* EXERCISE OBJECTIVE *
Write out, word for word, every line from the first one through the line that holds "const yTickValues = [0, 50, 100, 150, 200, 250, 300];", and nothing else; skip the pictures.

* AVAILABLE DATA *
§ §

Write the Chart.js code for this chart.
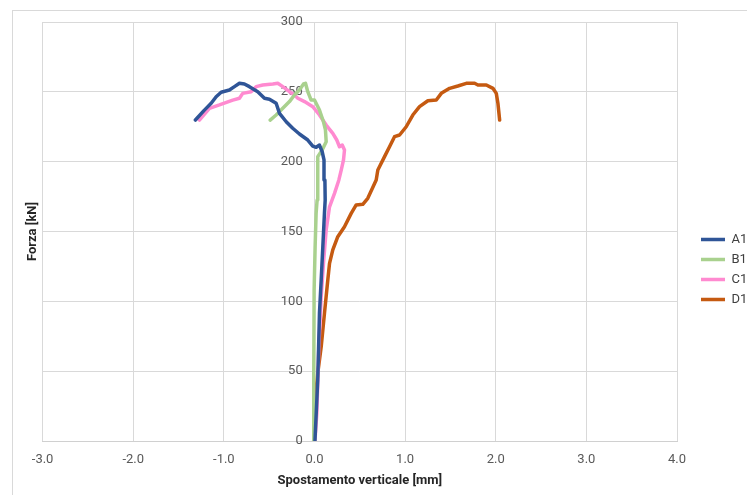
<!DOCTYPE html>
<html><head><meta charset="utf-8">
<script src="https://cdn.jsdelivr.net/npm/chart.js@4.4.1/dist/chart.umd.min.js"></script>
<style>html,body{margin:0;padding:0;background:#fff}#wrap{width:747px;height:495px;position:relative}</style>
</head><body><div id="wrap"><canvas id="c" width="747" height="495"></canvas></div>
<script>
const seriesNames = ['A1', 'B1', 'C1', 'D1'];
const xTickValues = [-3, -2, -1, 0, 1, 2, 3, 4];
const yTickValues = [0, 50, 100, 150, 200, 250, 300];

const a1X = [0.005,0.036,0.055,0.074,0.092,0.110,0.118,0.115,0.105,0.085,0.055,0.019,-0.019,-0.074,-0.166,-0.24,-0.312,-0.386,-0.423,-0.497,-0.552,-0.626,-0.718,-0.773,-0.828,-0.883,-0.939,-1.03,-1.085,-1.14,-1.215,-1.314];
const a1Y = [0,43.7,91.6,115.3,139.1,163.2,172.5,186.9,201.2,207.1,211.9,210.3,211.2,215.5,219.8,223.9,228.6,234.6,241.8,244.7,245.4,250.1,253.7,255.6,256.1,253.7,251.3,249.7,246.5,241.8,236.9,229.8];

const b1X = [-0.011,-0.008,-0.004,0.007,0.018,0.029,0.036,0.036,0.085,0.129,0.121,0.099,0.055,0,-0.037,-0.074,-0.099,-0.121,-0.166,-0.221,-0.276,-0.35,-0.423,-0.489];
const b1Y = [0,43.7,108,139,163,172.5,187,203.6,208.3,214.3,222.7,228.6,237,244.1,244.1,250.1,256.1,255.6,251.3,247.7,243,238.2,233.4,229.8];

const c1X = [0.005,0.026,0.048,0.074,0.099,0.129,0.166,0.221,0.269,0.295,0.32,0.331,0.306,0.276,0.246,0.202,0.129,0.055,-0.019,-0.11,-0.184,-0.221,-0.276,-0.35,-0.405,-0.46,-0.571,-0.644,-0.699,-0.792,-0.828,-0.902,-1.049,-1.159,-1.27];
const c1Y = [0,20,67.5,103.3,127.2,151,167.7,177.3,186.9,194,201.2,208.3,211.9,210.7,215.5,220.3,226.2,233.4,239.4,243,245.4,247.7,250.1,253.7,256.1,255.6,254.9,253.7,250.1,248.9,245.4,244.1,240.6,238.2,229.8];

const d1X = [-0.008,0.011,0.036,0.074,0.11,0.147,0.166,0.202,0.257,0.331,0.405,0.46,0.533,0.588,0.681,0.699,0.773,0.828,0.883,0.939,1.012,1.085,1.159,1.251,1.344,1.399,1.491,1.582,1.675,1.767,1.803,1.896,1.969,2.006,2.024,2.043];
const d1Y = [0,31.7,48.5,67.5,91.4,115.3,127.2,136.8,146.3,153.4,163,169,169.5,173.8,186.9,194,203.6,210.7,217.9,219.1,225,233.4,239.4,243.6,244.1,248.9,252.5,254.2,256.1,256.1,254.9,254.9,252.5,248.9,241.8,229.8];

const seriesX = [a1X, b1X, c1X, d1X];
const seriesY = [a1Y, b1Y, c1Y, d1Y];
const seriesColors = ['#2F5597', '#A9D18E', '#FF8AD0', '#C55A11'];

const FONT = "Roboto, 'Liberation Sans', sans-serif";

const datasets = seriesNames.map((name, i) => ({
  label: name,
  data: seriesX[i].map((x, j) => ({x: x, y: seriesY[i][j]})),
  borderColor: seriesColors[i],
  backgroundColor: seriesColors[i],
  borderWidth: 3.5,
  pointRadius: 0,
  showLine: true,
  tension: 0,
  borderJoinStyle: 'round',
  borderCapStyle: 'round',
  fill: false
}));

const frame = {
  id: 'frame',
  beforeDraw(chart) {
    const ctx = chart.ctx;
    ctx.save();
    ctx.fillStyle = '#fff';
    ctx.fillRect(0, 0, chart.width, chart.height);
    ctx.strokeStyle = '#d9d9d9';
    ctx.lineWidth = 1;
    ctx.strokeRect(12.5, 10.5, 900, 700);
    ctx.restore();
  },
  afterLayout(chart) {
    const lg = chart.legend;
    if (lg) {
      const dx = 701 - (lg.left + lg.options.labels.padding);
      lg.left += dx; lg.right += dx;
      const dy = 14;
      lg.top += dy; lg.bottom += dy;
    }
  }
};

new Chart(document.getElementById('c'), {
  type: 'scatter',
  data: { datasets },
  plugins: [frame],
  options: {
    responsive: false,
    animation: false,
    layout: { padding: { left: 19, right: 0, top: 22, bottom: 6 } },
    plugins: {
      legend: {
        position: 'right',
        labels: {
          usePointStyle: true,
          pointStyle: 'line',
          pointStyleWidth: 24,
          padding: 7,
          color: '#404040',
          font: { family: FONT, size: 13 }
        }
      },
      tooltip: { enabled: false }
    },
    scales: {
      x: {
        type: 'linear',
        min: -3, max: 4,
        afterBuildTicks(scale) { scale.ticks = xTickValues.map(v => ({value: v})); },
        afterFit(scale) { scale.paddingRight = 70; scale.height = 48; },
        ticks: {
          padding: 11,
          color: '#595959',
          font: { family: FONT, size: 13 },
          callback: v => Number(v).toFixed(1)
        },
        grid: { color: '#d9d9d9', drawTicks: false },
        border: { color: '#d0d0d0' },
        title: {
          display: true,
          text: 'Spostamento verticale [mm]',
          color: '#262626',
          font: { family: FONT, size: 13, weight: 'bold' },
          padding: { top: 2, bottom: 0 }
        }
      },
      y: {
        type: 'linear',
        position: { x: -0.13 },
        min: 0, max: 300,
        afterBuildTicks(scale) { scale.ticks = yTickValues.map(v => ({value: v})); },
        ticks: {
          padding: 0,
          color: '#595959',
          font: { family: FONT, size: 13 }
        },
        grid: { color: '#d9d9d9', drawTicks: false },
        border: { display: false }
      },
      yTitle: {
        type: 'linear',
        position: 'left',
        display: true,
        ticks: { display: false },
        grid: { display: false, drawTicks: false },
        border: { display: false },
        title: {
          display: true,
          text: 'Forza [kN]',
          color: '#262626',
          font: { family: FONT, size: 13, weight: 'bold' },
          padding: { top: 6, bottom: 2 }
        }
      }
    }
  }
});
</script>
</body></html>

§ §

* RESPONSE FOR THIS EXERCISE *
Write the Chart.js code for this chart.
<!DOCTYPE html>
<html><head><meta charset="utf-8">
<script src="https://cdn.jsdelivr.net/npm/chart.js@4.4.1/dist/chart.umd.min.js"></script>
<style>html,body{margin:0;padding:0;background:#fff}#wrap{width:747px;height:495px;position:relative}</style>
</head><body><div id="wrap"><canvas id="c" width="747" height="495"></canvas></div>
<script>
const seriesNames = ['A1', 'B1', 'C1', 'D1'];
const xTickValues = [-3, -2, -1, 0, 1, 2, 3, 4];
const yTickValues = [0, 50, 100, 150, 200, 250, 300];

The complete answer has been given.